» Aim of the task
Extract, exactly as written, all lines of the material below from the line that includes "Write a Python" through its last line.

» Entries provided
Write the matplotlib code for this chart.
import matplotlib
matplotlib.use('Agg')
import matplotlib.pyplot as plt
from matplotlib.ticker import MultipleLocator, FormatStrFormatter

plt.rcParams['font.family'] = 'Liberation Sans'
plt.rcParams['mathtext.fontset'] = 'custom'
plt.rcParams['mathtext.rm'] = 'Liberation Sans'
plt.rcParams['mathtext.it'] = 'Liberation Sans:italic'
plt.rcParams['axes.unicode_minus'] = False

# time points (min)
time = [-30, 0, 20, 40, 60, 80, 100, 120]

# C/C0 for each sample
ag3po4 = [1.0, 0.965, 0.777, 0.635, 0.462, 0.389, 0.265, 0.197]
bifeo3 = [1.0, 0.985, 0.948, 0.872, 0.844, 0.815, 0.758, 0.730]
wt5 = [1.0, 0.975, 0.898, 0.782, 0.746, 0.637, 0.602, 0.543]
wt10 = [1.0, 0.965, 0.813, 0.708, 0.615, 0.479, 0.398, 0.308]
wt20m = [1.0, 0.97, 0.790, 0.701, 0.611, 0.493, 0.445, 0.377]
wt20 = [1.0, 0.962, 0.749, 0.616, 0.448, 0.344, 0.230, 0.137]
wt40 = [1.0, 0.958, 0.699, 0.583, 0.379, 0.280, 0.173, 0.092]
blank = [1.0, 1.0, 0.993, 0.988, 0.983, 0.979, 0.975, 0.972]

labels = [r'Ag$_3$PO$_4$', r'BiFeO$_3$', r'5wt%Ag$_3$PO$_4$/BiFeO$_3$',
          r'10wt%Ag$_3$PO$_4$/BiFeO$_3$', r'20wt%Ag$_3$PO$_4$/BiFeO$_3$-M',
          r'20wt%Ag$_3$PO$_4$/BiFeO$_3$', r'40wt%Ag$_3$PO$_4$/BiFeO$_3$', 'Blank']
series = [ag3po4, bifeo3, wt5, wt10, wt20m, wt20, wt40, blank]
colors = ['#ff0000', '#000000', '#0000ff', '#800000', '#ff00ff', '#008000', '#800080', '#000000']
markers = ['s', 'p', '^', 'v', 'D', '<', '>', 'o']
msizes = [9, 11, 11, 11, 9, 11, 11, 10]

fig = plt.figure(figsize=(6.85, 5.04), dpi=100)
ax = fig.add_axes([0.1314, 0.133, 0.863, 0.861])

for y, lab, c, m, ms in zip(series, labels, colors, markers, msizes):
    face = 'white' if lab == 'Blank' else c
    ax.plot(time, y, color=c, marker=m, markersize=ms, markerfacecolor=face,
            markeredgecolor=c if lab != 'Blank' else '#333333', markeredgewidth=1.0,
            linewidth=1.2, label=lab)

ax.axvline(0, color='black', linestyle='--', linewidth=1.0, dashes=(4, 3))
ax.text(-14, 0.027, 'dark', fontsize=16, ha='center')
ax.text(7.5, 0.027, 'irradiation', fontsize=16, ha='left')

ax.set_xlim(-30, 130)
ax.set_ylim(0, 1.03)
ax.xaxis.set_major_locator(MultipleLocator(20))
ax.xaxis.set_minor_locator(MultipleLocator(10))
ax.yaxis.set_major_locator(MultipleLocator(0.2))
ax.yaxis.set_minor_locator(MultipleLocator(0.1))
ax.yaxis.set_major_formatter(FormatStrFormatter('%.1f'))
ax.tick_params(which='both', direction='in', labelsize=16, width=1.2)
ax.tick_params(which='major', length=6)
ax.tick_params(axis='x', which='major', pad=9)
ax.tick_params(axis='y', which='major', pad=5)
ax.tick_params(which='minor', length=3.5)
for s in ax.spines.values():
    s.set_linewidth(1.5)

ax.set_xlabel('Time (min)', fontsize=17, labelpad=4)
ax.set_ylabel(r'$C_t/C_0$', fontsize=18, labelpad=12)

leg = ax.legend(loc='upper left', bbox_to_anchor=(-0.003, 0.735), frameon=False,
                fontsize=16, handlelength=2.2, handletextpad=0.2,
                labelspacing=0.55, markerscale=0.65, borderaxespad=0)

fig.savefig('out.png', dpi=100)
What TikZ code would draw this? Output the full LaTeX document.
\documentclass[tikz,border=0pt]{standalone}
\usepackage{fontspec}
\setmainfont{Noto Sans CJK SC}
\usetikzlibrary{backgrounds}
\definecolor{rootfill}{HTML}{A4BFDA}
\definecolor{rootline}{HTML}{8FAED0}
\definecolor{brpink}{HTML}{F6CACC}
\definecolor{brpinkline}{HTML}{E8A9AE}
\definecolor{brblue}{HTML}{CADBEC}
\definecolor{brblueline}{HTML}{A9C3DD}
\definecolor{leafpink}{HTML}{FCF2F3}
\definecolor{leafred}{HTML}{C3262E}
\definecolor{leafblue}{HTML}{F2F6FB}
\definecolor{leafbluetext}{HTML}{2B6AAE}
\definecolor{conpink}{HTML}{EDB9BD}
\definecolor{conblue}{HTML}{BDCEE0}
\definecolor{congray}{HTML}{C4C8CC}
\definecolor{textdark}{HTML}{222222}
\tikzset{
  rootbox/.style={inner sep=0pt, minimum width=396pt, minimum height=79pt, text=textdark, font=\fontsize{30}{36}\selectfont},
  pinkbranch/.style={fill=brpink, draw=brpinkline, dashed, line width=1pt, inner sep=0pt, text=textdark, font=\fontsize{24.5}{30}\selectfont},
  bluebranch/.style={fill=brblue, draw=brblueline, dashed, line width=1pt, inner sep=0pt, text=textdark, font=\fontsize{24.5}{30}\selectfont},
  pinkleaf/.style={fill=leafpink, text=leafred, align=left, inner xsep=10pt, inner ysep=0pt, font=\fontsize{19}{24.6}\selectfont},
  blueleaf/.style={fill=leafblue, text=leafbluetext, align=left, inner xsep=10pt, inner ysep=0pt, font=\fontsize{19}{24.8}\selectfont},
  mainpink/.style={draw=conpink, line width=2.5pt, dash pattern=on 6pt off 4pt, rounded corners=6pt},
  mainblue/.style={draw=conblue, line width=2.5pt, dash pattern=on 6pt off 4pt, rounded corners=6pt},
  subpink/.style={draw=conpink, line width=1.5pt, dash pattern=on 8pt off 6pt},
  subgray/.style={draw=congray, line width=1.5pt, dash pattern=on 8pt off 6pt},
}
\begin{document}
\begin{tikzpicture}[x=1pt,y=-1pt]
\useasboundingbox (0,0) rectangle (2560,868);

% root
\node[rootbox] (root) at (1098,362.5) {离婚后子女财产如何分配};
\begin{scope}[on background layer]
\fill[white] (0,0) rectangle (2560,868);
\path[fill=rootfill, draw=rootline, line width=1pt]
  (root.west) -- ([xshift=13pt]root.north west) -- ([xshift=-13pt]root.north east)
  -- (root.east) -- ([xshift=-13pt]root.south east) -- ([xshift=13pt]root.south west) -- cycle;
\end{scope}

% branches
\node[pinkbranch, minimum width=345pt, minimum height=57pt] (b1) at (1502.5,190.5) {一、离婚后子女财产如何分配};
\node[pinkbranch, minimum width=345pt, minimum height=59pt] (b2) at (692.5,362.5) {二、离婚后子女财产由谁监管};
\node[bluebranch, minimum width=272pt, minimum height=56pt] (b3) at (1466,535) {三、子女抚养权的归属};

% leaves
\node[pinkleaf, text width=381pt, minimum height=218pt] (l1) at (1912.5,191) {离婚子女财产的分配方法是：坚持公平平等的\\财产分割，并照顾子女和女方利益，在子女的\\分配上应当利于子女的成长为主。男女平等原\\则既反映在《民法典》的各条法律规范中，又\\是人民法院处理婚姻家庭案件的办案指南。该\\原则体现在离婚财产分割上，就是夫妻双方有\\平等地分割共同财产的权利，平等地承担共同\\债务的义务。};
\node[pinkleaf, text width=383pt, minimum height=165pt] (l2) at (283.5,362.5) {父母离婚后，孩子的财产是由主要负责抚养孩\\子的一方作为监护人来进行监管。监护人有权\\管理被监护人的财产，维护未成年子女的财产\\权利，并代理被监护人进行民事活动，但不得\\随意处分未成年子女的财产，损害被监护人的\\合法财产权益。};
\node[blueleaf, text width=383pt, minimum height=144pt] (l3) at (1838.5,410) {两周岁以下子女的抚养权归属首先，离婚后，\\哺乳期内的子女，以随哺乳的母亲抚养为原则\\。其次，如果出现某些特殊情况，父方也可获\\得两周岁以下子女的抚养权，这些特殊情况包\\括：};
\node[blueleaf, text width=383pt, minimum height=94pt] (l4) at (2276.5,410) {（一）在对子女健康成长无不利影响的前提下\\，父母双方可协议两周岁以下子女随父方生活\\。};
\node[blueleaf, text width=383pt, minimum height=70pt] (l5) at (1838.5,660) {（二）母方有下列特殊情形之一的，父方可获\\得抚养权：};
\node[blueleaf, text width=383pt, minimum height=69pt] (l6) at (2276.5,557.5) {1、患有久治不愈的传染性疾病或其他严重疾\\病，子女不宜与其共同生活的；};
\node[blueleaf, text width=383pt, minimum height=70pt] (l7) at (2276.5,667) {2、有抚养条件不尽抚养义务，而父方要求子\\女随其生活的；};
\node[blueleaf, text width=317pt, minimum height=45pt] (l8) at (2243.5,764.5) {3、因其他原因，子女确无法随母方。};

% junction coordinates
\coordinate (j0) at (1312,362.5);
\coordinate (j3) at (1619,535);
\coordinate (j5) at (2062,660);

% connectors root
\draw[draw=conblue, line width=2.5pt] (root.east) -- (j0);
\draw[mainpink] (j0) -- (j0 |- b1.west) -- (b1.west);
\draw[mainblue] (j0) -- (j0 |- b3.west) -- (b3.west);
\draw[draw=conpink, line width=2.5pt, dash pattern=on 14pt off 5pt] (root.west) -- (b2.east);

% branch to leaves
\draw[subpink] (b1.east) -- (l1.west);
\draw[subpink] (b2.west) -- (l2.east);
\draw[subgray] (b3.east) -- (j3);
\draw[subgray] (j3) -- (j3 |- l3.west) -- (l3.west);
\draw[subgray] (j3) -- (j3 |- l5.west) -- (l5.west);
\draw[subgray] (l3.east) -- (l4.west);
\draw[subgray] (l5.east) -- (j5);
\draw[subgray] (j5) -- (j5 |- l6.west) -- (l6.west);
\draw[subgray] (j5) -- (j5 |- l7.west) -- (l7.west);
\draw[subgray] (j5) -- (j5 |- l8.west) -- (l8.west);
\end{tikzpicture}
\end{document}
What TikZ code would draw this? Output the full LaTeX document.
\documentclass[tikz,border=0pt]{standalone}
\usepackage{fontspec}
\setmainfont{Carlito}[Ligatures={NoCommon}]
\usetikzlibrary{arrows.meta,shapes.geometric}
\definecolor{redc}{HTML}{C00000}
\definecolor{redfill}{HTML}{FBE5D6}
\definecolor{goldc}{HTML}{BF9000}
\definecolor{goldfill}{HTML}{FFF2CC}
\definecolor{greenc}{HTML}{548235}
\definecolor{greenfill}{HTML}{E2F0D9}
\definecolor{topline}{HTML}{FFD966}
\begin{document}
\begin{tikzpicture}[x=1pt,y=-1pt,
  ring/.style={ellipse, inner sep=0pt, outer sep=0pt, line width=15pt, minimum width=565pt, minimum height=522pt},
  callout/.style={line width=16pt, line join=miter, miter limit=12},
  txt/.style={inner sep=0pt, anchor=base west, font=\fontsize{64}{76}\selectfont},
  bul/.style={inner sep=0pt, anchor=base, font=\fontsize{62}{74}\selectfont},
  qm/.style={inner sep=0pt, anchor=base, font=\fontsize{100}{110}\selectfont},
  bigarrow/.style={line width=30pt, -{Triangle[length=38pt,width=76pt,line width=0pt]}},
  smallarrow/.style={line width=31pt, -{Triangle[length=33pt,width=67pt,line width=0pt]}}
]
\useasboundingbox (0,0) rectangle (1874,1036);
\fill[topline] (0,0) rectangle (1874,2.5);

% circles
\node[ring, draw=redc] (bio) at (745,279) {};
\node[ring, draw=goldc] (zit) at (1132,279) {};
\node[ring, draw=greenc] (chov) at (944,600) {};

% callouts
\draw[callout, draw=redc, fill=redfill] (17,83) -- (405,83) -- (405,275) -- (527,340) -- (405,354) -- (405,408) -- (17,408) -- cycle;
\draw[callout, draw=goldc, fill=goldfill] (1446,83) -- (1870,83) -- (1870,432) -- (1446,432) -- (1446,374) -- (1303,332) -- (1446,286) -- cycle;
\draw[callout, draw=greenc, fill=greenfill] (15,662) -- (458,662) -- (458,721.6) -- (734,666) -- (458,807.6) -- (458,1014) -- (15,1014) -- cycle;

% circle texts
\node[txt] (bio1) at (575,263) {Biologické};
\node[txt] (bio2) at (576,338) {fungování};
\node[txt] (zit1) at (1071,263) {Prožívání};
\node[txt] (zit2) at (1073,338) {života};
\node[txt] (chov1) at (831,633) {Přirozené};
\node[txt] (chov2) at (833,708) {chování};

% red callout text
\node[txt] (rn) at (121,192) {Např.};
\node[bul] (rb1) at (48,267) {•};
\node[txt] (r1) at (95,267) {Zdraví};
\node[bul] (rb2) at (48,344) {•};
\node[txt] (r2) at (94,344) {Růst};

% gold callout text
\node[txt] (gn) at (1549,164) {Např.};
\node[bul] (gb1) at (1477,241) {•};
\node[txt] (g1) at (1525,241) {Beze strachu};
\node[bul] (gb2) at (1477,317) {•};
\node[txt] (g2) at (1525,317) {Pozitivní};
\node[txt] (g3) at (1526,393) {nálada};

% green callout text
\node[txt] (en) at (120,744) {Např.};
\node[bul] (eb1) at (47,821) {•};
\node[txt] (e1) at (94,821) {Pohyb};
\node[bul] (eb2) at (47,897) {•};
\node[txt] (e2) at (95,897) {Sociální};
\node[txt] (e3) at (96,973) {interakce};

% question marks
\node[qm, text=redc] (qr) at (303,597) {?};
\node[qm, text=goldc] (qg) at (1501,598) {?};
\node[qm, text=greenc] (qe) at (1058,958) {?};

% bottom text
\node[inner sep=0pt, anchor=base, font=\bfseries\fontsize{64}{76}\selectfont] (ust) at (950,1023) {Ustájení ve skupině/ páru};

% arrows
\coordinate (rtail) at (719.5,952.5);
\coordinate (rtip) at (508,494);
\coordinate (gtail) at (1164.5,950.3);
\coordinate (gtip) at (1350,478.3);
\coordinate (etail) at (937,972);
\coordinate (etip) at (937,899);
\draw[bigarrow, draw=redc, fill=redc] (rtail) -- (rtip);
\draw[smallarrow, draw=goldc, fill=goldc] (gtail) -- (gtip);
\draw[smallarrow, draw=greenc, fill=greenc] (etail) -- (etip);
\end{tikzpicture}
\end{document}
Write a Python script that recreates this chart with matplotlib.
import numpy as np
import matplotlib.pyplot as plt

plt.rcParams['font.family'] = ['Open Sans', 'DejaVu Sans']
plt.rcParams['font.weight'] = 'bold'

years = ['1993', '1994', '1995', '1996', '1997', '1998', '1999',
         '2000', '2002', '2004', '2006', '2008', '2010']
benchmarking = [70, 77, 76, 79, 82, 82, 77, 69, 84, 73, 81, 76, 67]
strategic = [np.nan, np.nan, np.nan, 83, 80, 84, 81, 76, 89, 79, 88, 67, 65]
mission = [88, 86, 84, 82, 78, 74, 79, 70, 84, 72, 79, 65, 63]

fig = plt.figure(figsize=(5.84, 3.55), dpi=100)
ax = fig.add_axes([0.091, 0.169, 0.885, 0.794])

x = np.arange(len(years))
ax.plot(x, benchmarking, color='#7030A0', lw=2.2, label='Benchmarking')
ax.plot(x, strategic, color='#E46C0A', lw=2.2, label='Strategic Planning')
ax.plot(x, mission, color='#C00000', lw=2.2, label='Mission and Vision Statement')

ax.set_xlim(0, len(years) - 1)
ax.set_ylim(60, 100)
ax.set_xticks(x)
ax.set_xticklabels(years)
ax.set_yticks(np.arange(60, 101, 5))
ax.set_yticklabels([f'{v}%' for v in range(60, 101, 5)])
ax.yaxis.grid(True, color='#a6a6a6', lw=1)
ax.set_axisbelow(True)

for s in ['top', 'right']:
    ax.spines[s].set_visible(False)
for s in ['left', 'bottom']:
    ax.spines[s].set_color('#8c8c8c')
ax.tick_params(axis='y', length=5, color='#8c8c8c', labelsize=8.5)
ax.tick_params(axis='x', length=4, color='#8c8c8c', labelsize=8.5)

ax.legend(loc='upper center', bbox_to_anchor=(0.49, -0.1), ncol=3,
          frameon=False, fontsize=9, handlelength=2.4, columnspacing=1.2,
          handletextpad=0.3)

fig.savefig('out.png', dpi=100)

» Result for this exercise
Write a Python script that recreates this chart with matplotlib.
import numpy as np
import matplotlib.pyplot as plt

plt.rcParams['font.family'] = ['Open Sans', 'DejaVu Sans']
plt.rcParams['font.weight'] = 'bold'

years = ['1993', '1994', '1995', '1996', '1997', '1998', '1999',
         '2000', '2002', '2004', '2006', '2008', '2010']
benchmarking = [70, 77, 76, 79, 82, 82, 77, 69, 84, 73, 81, 76, 67]
strategic = [np.nan, np.nan, np.nan, 83, 80, 84, 81, 76, 89, 79, 88, 67, 65]
mission = [88, 86, 84, 82, 78, 74, 79, 70, 84, 72, 79, 65, 63]

fig = plt.figure(figsize=(5.84, 3.55), dpi=100)
ax = fig.add_axes([0.091, 0.169, 0.885, 0.794])

x = np.arange(len(years))
ax.plot(x, benchmarking, color='#7030A0', lw=2.2, label='Benchmarking')
ax.plot(x, strategic, color='#E46C0A', lw=2.2, label='Strategic Planning')
ax.plot(x, mission, color='#C00000', lw=2.2, label='Mission and Vision Statement')

ax.set_xlim(0, len(years) - 1)
ax.set_ylim(60, 100)
ax.set_xticks(x)
ax.set_xticklabels(years)
ax.set_yticks(np.arange(60, 101, 5))
ax.set_yticklabels([f'{v}%' for v in range(60, 101, 5)])
ax.yaxis.grid(True, color='#a6a6a6', lw=1)
ax.set_axisbelow(True)

for s in ['top', 'right']:
    ax.spines[s].set_visible(False)
for s in ['left', 'bottom']:
    ax.spines[s].set_color('#8c8c8c')
ax.tick_params(axis='y', length=5, color='#8c8c8c', labelsize=8.5)
ax.tick_params(axis='x', length=4, color='#8c8c8c', labelsize=8.5)

ax.legend(loc='upper center', bbox_to_anchor=(0.49, -0.1), ncol=3,
          frameon=False, fontsize=9, handlelength=2.4, columnspacing=1.2,
          handletextpad=0.3)

fig.savefig('out.png', dpi=100)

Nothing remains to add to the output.